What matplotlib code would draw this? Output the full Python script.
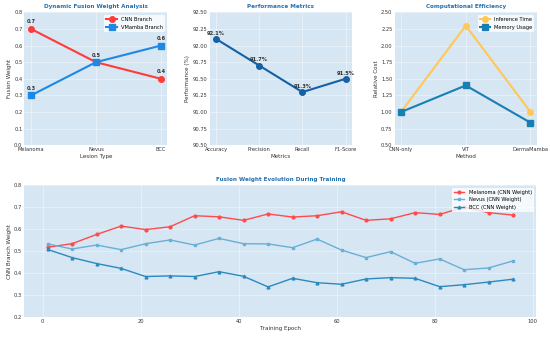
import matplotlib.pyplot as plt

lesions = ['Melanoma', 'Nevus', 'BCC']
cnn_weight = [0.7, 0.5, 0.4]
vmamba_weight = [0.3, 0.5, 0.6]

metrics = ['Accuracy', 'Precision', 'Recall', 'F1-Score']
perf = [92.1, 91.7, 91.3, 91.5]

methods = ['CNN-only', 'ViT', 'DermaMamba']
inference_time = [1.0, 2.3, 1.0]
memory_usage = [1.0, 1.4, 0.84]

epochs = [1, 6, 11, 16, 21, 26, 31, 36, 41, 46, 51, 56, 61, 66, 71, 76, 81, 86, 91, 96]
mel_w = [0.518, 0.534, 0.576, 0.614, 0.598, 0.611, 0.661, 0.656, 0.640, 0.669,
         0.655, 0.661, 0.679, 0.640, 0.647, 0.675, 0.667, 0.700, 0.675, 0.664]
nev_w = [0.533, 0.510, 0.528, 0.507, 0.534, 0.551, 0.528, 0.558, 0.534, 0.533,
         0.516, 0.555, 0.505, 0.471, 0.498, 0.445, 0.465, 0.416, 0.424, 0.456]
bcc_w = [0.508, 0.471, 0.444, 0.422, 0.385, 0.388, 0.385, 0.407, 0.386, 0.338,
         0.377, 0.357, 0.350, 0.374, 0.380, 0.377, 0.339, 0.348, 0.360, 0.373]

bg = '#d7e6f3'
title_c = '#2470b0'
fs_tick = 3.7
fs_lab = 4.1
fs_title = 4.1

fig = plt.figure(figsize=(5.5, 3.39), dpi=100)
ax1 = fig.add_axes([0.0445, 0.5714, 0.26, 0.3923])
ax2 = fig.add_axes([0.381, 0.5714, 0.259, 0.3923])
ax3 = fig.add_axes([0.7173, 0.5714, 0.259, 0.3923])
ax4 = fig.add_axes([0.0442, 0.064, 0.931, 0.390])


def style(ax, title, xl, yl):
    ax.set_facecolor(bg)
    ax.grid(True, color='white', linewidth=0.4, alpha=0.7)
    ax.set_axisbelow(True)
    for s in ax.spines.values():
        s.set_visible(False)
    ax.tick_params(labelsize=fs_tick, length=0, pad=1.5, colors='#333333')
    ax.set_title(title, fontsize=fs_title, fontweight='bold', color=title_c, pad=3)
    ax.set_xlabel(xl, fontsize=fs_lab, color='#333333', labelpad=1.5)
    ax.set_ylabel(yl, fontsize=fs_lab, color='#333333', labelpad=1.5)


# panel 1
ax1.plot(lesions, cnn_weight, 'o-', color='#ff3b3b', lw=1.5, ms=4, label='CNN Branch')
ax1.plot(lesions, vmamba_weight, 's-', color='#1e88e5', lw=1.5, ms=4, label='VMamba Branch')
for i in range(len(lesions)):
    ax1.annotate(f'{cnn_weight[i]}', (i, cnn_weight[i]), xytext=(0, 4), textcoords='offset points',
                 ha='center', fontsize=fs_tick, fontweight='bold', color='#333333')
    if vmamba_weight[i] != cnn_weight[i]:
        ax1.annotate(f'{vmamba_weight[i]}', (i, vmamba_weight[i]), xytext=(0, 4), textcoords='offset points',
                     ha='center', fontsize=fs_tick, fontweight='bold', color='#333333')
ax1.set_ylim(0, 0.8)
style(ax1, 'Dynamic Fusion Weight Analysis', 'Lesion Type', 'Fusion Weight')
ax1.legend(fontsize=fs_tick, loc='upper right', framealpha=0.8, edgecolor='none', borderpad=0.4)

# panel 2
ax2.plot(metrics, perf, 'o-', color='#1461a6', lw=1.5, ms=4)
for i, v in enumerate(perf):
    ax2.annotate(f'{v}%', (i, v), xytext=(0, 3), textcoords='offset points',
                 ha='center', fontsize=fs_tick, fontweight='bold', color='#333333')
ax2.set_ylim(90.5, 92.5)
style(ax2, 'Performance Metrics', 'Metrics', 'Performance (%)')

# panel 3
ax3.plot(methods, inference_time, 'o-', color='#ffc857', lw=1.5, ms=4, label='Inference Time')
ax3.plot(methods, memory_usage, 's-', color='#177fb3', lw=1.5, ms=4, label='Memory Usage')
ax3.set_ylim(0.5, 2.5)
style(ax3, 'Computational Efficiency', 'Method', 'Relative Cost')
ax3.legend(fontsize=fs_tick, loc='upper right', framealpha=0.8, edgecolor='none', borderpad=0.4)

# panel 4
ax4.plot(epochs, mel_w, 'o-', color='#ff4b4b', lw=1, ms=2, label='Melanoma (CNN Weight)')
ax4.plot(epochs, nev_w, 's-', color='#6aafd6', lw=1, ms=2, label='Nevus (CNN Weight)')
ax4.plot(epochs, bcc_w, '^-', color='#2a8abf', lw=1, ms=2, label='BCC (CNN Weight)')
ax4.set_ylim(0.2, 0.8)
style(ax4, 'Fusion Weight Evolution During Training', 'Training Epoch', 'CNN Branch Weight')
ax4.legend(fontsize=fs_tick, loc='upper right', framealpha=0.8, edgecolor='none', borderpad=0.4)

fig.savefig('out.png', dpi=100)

______

Exercise.
Pictures excluded, repeat exactly the lines from the top of the material through the line with "memory_usage = [1.0, 1.4, 0.84]", including both of those lines.

Answer below.
What matplotlib code would draw this? Output the full Python script.
import matplotlib.pyplot as plt

lesions = ['Melanoma', 'Nevus', 'BCC']
cnn_weight = [0.7, 0.5, 0.4]
vmamba_weight = [0.3, 0.5, 0.6]

metrics = ['Accuracy', 'Precision', 'Recall', 'F1-Score']
perf = [92.1, 91.7, 91.3, 91.5]

methods = ['CNN-only', 'ViT', 'DermaMamba']
inference_time = [1.0, 2.3, 1.0]
memory_usage = [1.0, 1.4, 0.84]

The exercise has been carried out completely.